Over / Under selections:
* Total Score Line Value – As compared to our Math Model.
* Over / Under Momentum – Recent performance versus the Over / Under line.
* Situational Analysis – This includes checking statistics such as Over / Under records for each team at home / away, day / night, fly ball / groundball pitchers, ballpark specific statistics and umpire records.
* Weather – Wind (strength and direction), temperature and conditions.

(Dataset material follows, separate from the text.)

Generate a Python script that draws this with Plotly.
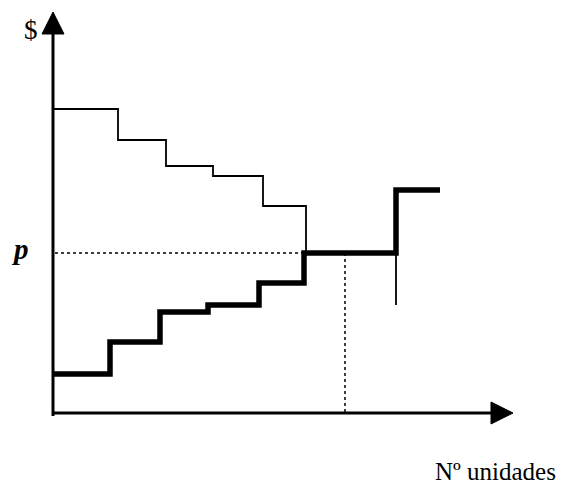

Additional thoughts relating handicapping baseball:
However, when you look at baseball's final standings year after year, you will notice that teams are rarely above 66.6% winning percentage and rarely below 33.3%. In 2009 there were no teams in either category. From the 2002 season to date, no team has gone more than 6.66 for the season and only the 2003 Detroit Tigers and the 2004 Arizona Diamondbacks won less than 3.33 of their games. In the last 4 seasons only 3 teams won at least.600 of their games. In the last 5 years over 93% of the teams won between 40% and 60% of their games. As it is typical that teams play a 3 game series, this means that over time it is unusual for teams to win more than 2 out of 3 and less than 1 out of 3.
Now clearly the individual matchups are important, but if almost all teams win between 40% and 60% then one really needs to think hard before laying a money line over 1.50. At a 60% win rate on a favorite -1.50 is break even; for example in a sample of 10 decisions, the better wins 6 units (6 x 1) on the winners and he loses 6 units (4 x 1.50) on the losers.
What I take away from this analysis is that my baseball handicapping preference is to never lay more than -1.50 and rarely do I play a dog greater than 1.50.
Lineups, injuries and players resting:
When a key player is taking the day off it is treated as a line moving announcement in the sports handicapping world. I believe these movements tend to be overdone. While it is true that over the course of a season teams will win more games with key players than without them, however our time horizon is only one game. Baseball is a game where 8 or 9 starters (not counting the pitcher) impact the output, thus diluting the effect of one player for one game. Many times the hungry player off the bench will make a contribution. But also consider that a resting star is still eligible to come off the bench and hit that pinch hit home run late in the contest. If however a key player is injured and will be out for an extended period of time this needs to be taken into consideration.